**Stated task:**
Go through the data below. Pull out every line that has the word "document".

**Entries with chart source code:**
◆ ◆ ◆ ◆ ◆
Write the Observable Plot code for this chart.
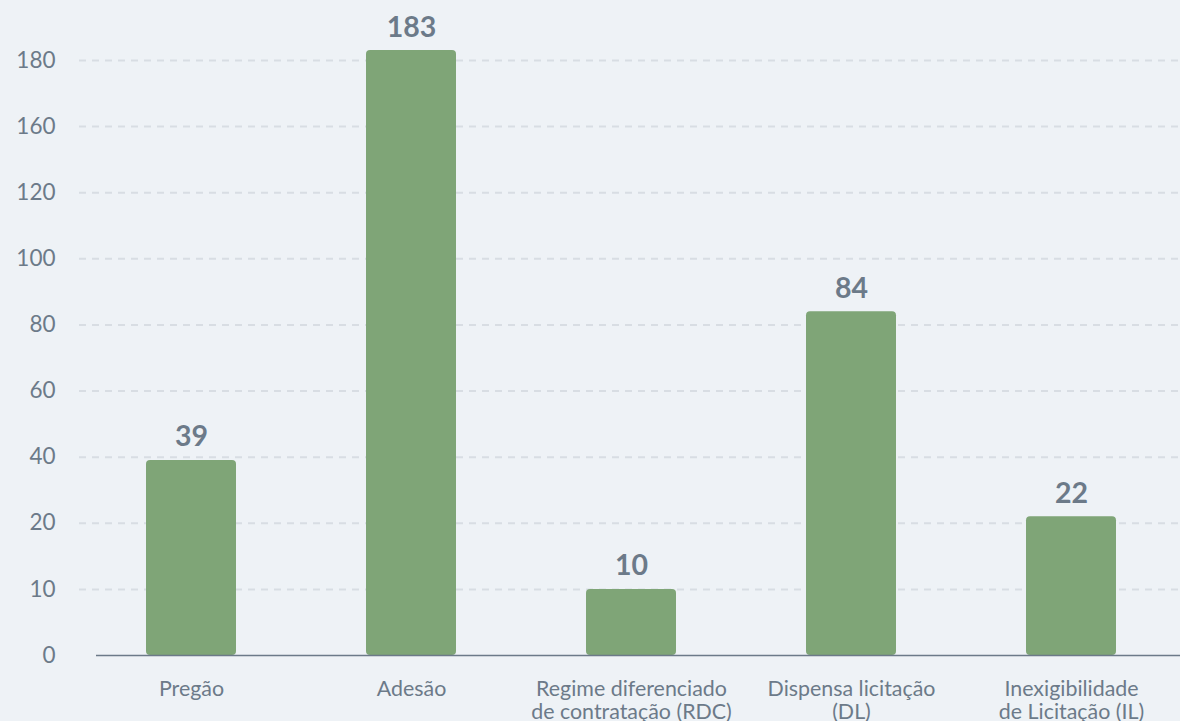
<!DOCTYPE html>
<html><head><meta charset="utf-8">
<script src="https://cdn.jsdelivr.net/npm/d3@7"></script>
<script src="https://cdn.jsdelivr.net/npm/@observablehq/plot@0.6"></script>
<style>
html,body{margin:0;padding:0;background:#eef2f6;}
#chart svg{display:block;}
</style></head><body><div id="chart"></div>
<script>
const categories = ["Pregão","Adesão","Regime diferenciado de contratação (RDC)","Dispensa licitação (DL)","Inexigibilidade de Licitação (IL)"];
const labels = ["Pregão","Adesão","Regime diferenciado\nde contratação (RDC)","Dispensa licitação\n(DL)","Inexigibilidade\nde Licitação (IL)"];
const values = [39,183,10,84,22];
const yTicks = [0,10,20,40,60,80,100,120,160,180];

const data = categories.map((c,i)=>({category:c, label:labels[i], value:values[i]}));
// the original axis places its uneven ticks at equal steps: piecewise-linear transform
const stepOf = d3.scaleLinear().domain(yTicks).range(d3.range(yTicks.length));
const textColor = "#6c7a89";

const chart = Plot.plot({
  width:1180, height:721, marginLeft:79, marginRight:0, marginTop:60, marginBottom:66,
  style:{background:"#eef2f6", fontFamily:"Lato", color:textColor},
  x:{domain:categories, range:[81,1181], paddingInner:0.59, paddingOuter:0.295, label:null},
  y:{transform:d=>stepOf(d), domain:[0, yTicks.length-1], label:null},
  marks:[
    Plot.ruleY(yTicks.filter(d=>d>0), {stroke:"#d8dde3", strokeWidth:2, strokeDasharray:"7,6"}),
    Plot.barY(data, {x:"category", y:"value", fill:"#7fa577", rx:4}),
    Plot.ruleY([0], {stroke:textColor, strokeWidth:1.5, insetLeft:17}),
    Plot.text(data, {x:"category", y:"value", text:d=>String(d.value), dy:-14, lineAnchor:"bottom", fontSize:28.5, fontWeight:"bold", fill:textColor}),
    Plot.axisY(yTicks, {tickSize:0, tickPadding:24, fontSize:22.5, tickFormat:d=>String(d), label:null, fill:textColor}),
    Plot.axisX({tickSize:0, tickPadding:24, fontSize:21.4, lineHeight:1.07, tickFormat:d=>labels[categories.indexOf(d)], label:null, fill:textColor})
  ]
});
document.getElementById("chart").appendChild(chart);
</script></body></html>
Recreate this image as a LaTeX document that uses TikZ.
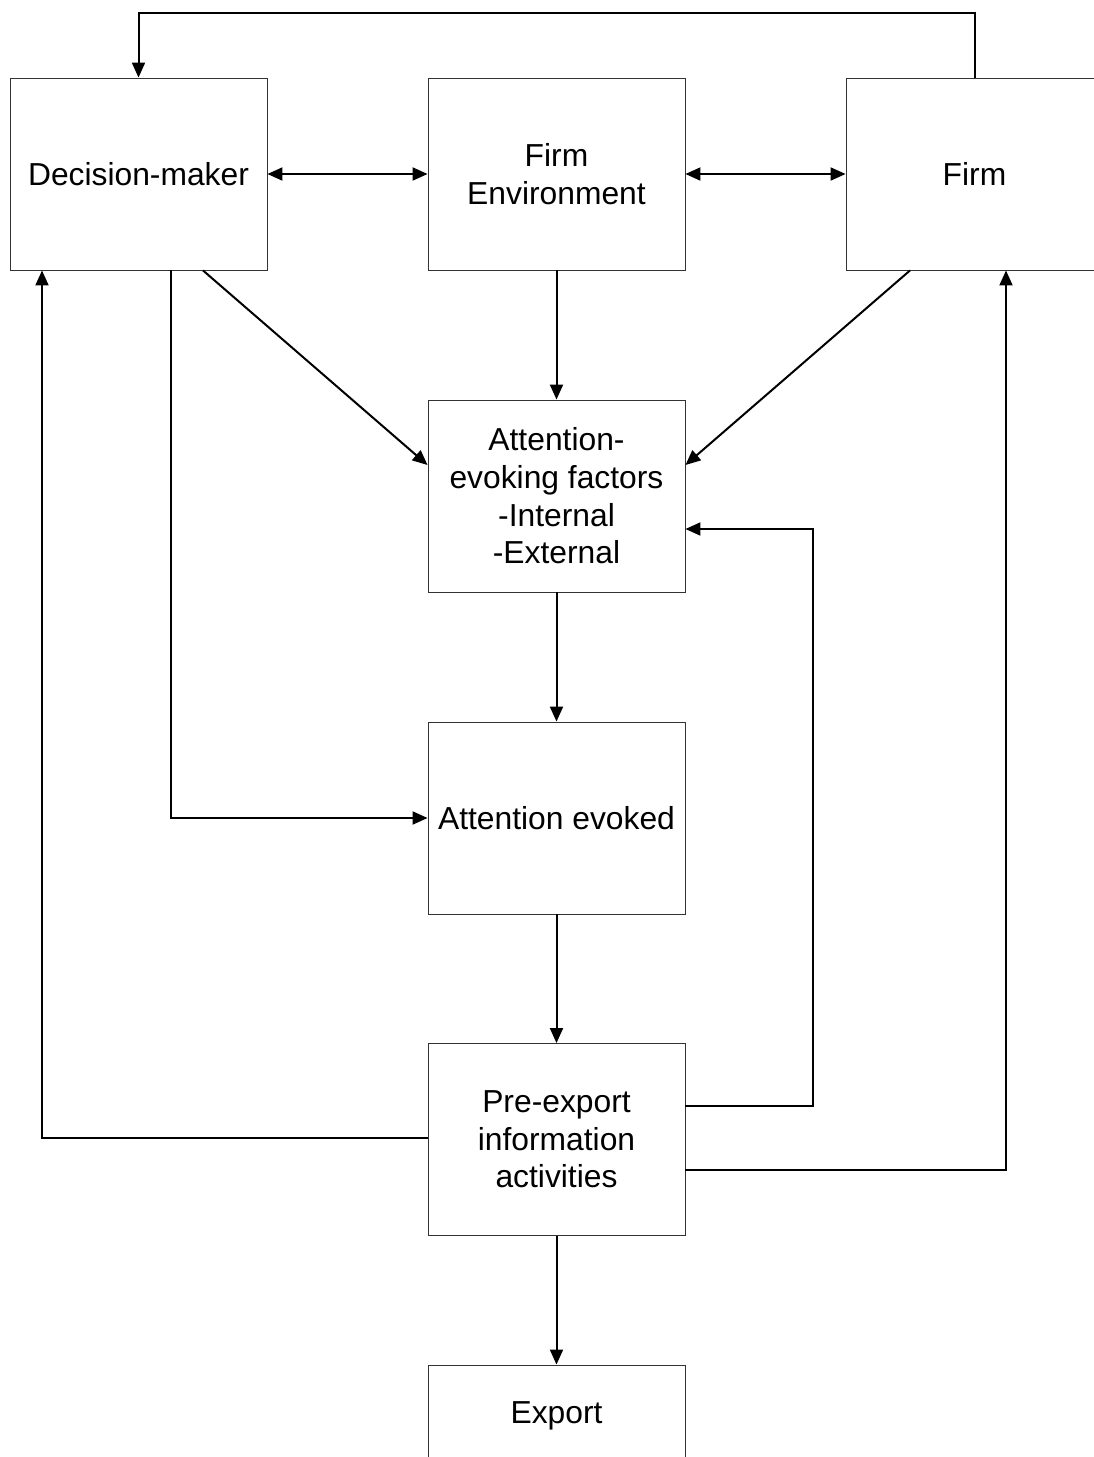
◆ ◆ ◆ ◆ ◆
**Answer:**
document.getElementById("chart").appendChild(chart);
Recreate this image as a LaTeX document that uses TikZ.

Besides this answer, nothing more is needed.